High cost of 5 year retendering
KPMG UK chairman Simon Collins said the CC’s decision mandating companies to tender their audits every five years, "not only undermines the fundamental ‘comply or explain’ principle of UK corporate governance, but also gives rise to a substantial incremental cost – far higher than the estimated £30m – and could have a highly disruptive effect on business".
The firms UK head of audit Tony Cates added that as large, global companies put their audits out to tender it creates a substantial burden and the process can take up to two years of preparation. "Five year audit tendering will feel relentless to many companies, audit committees and investors who may only see audit quality damaged rather than improved, with the possible end result that the process of tendering becoming an empty box-ticking exercise, rather than a more meaningful, engaged exercise on a ten year basis."
Deloitte UK managing partner and head of public policy David Barnes said that five year retendering "is unlikely to advance audit quality or increase market competition, nor will it lead to benefits for shareholders or companies".
Institute of Chartered Accountants in England and Wales (ICAEW) chief executive Michael Izza said it is an open question whether tendering on a five year basis will achieve the desired increase in competition.
"There needs to be a balance between the costs and resources required from both businesses and firms when tendering and the desired outcomes," he said.
"It is therefore disappointing that the CC has decided on more frequent tendering than that now required on a comply or explain basis by the FRC, which has not had a chance to embed yet."
BDO UK senior partner James Roberts said that the rejection of mandatory firm rotation, "will cause some surprise, but it’s our belief that the frequency of mandatory retendering which the CC proposes is such that rotation would be a superfluous remedy".
"The strengthening of accountability between auditors, audit committees and shareholders is also welcome. However, we’re unlikely to see genuine liquidity in the market if the same small number of firms are invited to tender. There are more than four companies that deliver quality, large-scale audits. We intend to actively pursue opportunities that mandatory retendering opens up," Robert said.
"The CC has until September to finalise its report and we hope that the proposed remedies are not diluted further between now and then," he added.
Mazars partner David Herbinet said "this is a classic case of the half full glass" as the firm supports the remedies put forward by the CC, however " further action is needed to create a level playing field for new entrants into the FTSE 350 market and comparable markets across the EU".
"As is widely recognised, we must guard against the risk of one of the Big Four leaving the market unexpectedly. We cannot have firms that are ‘too big to fail’. Moreover, it’s new players who drive innovation in markets, not the old ones who have held cosy positions for decades."
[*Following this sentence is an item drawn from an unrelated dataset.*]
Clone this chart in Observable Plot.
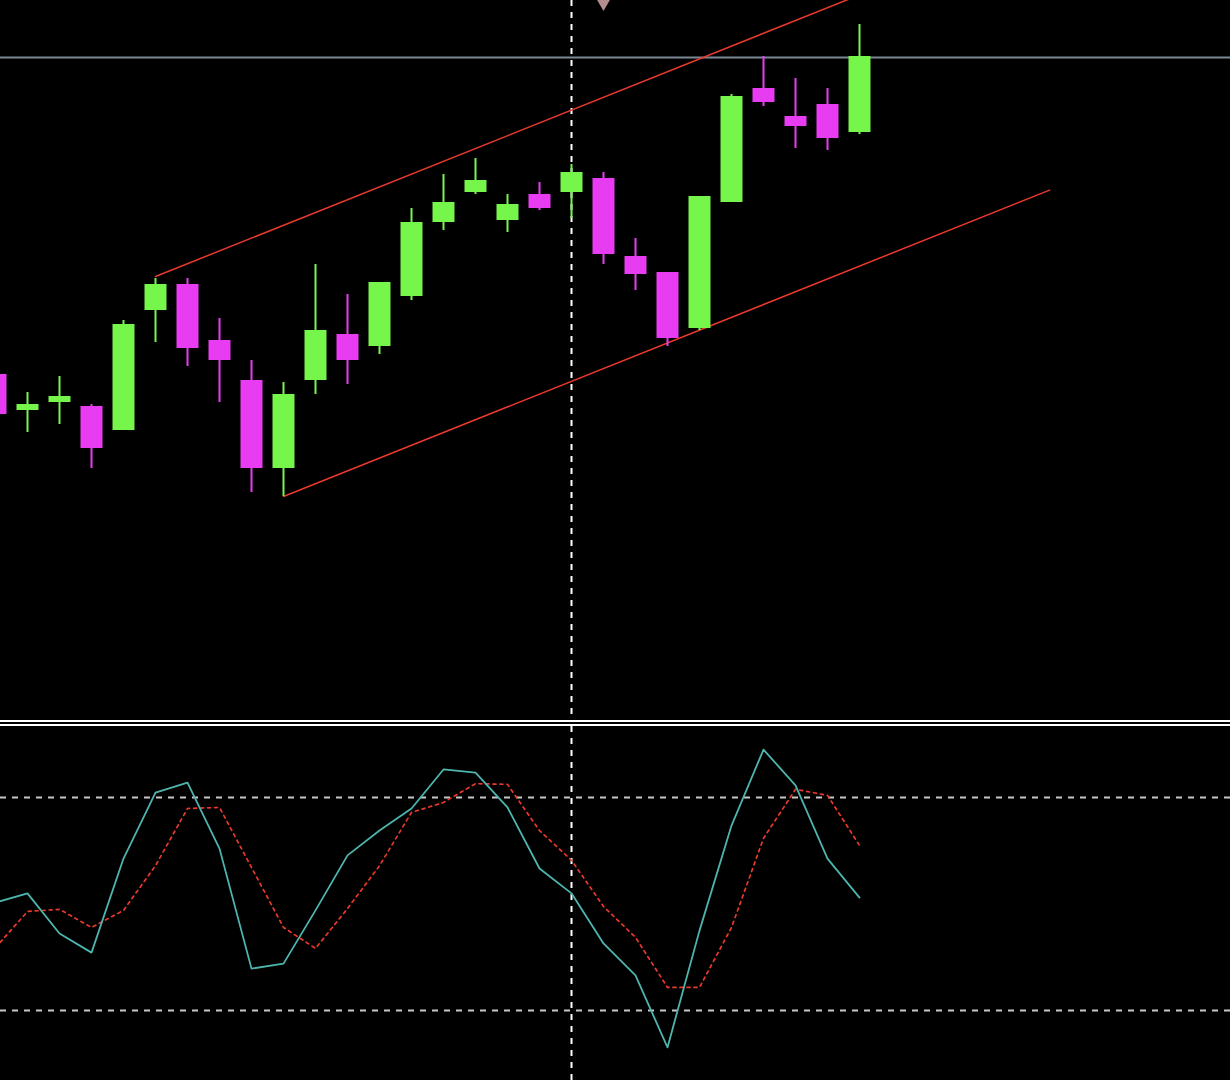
<!DOCTYPE html>
<html><head><meta charset="utf-8">
<script src="https://cdn.jsdelivr.net/npm/d3@7"></script>
<script src="https://cdn.jsdelivr.net/npm/@observablehq/plot@0.6"></script>
<style>
html,body{margin:0;padding:0;background:#000;}
#chart{width:1230px;height:1080px;overflow:hidden;background:#000;}
#chart svg{display:block;overflow:hidden;background:#000;}
#sep{height:0;border-top:6px double #ffffff;}
</style></head>
<body><div id="chart"><div id="topPanel"></div><div id="sep"></div><div id="bottomPanel"></div></div>
<script>
// bar index (0 = partly hidden bar at the left edge)
const bars  = [0,1,2,3,4,5,6,7,8,9,10,11,12,13,14,15,16,17,18,19,20,21,22,23,24,25,26,27];
// prices in chart points
const open  = [346,310,318,314,290,410,436,380,340,252,340,386,374,424,498,528,500,526,528,542,464,448,392,518,632,604,616,588];
const high  = [350,328,344,316,400,442,442,402,360,338,456,426,438,512,546,562,526,538,556,548,482,448,524,626,664,642,632,696];
const low   = [300,288,296,252,290,378,354,318,228,224,326,336,366,420,490,526,488,510,502,456,430,374,390,518,614,572,570,586];
const close = [306,316,324,272,396,436,372,360,252,326,390,360,438,498,518,540,516,512,548,466,446,382,524,624,618,594,582,664];
// stochastic oscillator
const stochMain   = [50.4,53.0,41.7,36.3,62.8,81.4,84.2,65.6,31.8,33.2,48.2,63.7,70.7,76.9,87.9,87.0,77.2,60.0,53.0,38.9,29.9,9.6,42.5,72.1,93.5,83.4,62.8,51.8];
const stochSignal = [37.7,47.9,48.5,43.4,48.2,60.8,76.9,77.2,60.3,43.4,37.5,48.7,60.8,75.8,78.6,83.9,83.7,70.7,62.3,49.3,40.6,26.5,26.5,43.4,68.5,82.3,80.6,66.5];
const levels = [20, 80];
// drawn objects
const hLevel = 663;               // horizontal price line
const cursorBar = 18;             // vertical dashed cursor
const arrowBar = 19, arrowPrice = 718;
const channelUpper = [{x:5, y:444}, {x:32.94, y:801.6}];
const channelLower = [{x:9, y:224}, {x:32.94, y:530.4}];

const GREEN = "#76f64b", MAGENTA = "#e83cf2";
const candles = bars.map((b,i) => ({b, o:open[i], h:high[i], l:low[i], c:close[i], up: close[i] >= open[i]}));
const osc = bars.map((b,i) => ({b, main: stochMain[i], signal: stochSignal[i]}));

const xScale = {type:"linear", domain:[5/32, 1235/32], range:[0,1230], axis:null};

const topPlot = Plot.plot({
  width:1230, height:720, margin:0,
  style:{background:"#000", overflow:"hidden"},
  x: xScale,
  y: {domain:[0,720], range:[720,0], axis:null},
  marks:[
    Plot.ruleY([hLevel], {stroke:"#7b8794", strokeWidth:2}),
    Plot.ruleX([cursorBar], {stroke:"#ffffff", strokeWidth:2, strokeDasharray:"6,6"}),
    Plot.line(channelUpper, {x:"x", y:"y", stroke:"#ea3a2c", strokeWidth:1.5, clip:true}),
    Plot.line(channelLower, {x:"x", y:"y", stroke:"#ea3a2c", strokeWidth:1.5, clip:true}),
    Plot.ruleX(candles, {x:"b", y1:"l", y2:"h", stroke: d => d.up ? GREEN : MAGENTA, strokeWidth:2, clip:true}),
    Plot.ruleX(candles, {x:"b", y1:"o", y2:"c", stroke: d => d.up ? GREEN : MAGENTA, strokeWidth:22, strokeLinecap:"butt", clip:true}),
    Plot.dot([{x:arrowBar, y:arrowPrice}], {x:"x", y:"y", symbol:"triangle", rotate:180, r:5.5, fill:"#b58c8c", stroke:"none", clip:true})
  ]
});
document.getElementById("topPanel").appendChild(topPlot);

const bottomPlot = Plot.plot({
  width:1230, height:355, margin:0,
  style:{background:"#000", overflow:"hidden"},
  x: xScale,
  y: {domain:[0,100], range:[355,0], axis:null},
  marks:[
    Plot.ruleY(levels, {stroke:"#c8c8c8", strokeWidth:2, strokeDasharray:"6,6"}),
    Plot.ruleX([cursorBar], {stroke:"#ffffff", strokeWidth:2, strokeDasharray:"6,6"}),
    Plot.line(osc, {x:"b", y:"signal", stroke:"#ea3a2c", strokeWidth:1.7, strokeDasharray:"3,4", clip:true}),
    Plot.line(osc, {x:"b", y:"main", stroke:"#4db5ae", strokeWidth:1.8, clip:true})
  ]
});
document.getElementById("bottomPanel").appendChild(bottomPlot);
</script>
</body></html>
"Leading institutional shareholders who proposed a limit on non-audit services and mandatory firm rotation will be disappointed that their views have not been reflected in the latest proposals. It is important that their voice be heard on auditing and other governance matters," he added.
Grant Thornton UK chief executive Scott Barnes said the CC provisional remedies have the "potential to introduce positive change in the market".
"The CC has concluded that a combination of UK shareholder pressure for change and frequent tendering has made mandatory firm rotation redundant. However, regulatory change will only go so far and these proposals rely heavily on changes to buying habits."
"These proposals represent another opportunity to build on our strategy of developing deeper relationships with FTSE boards across selected sectors," he said.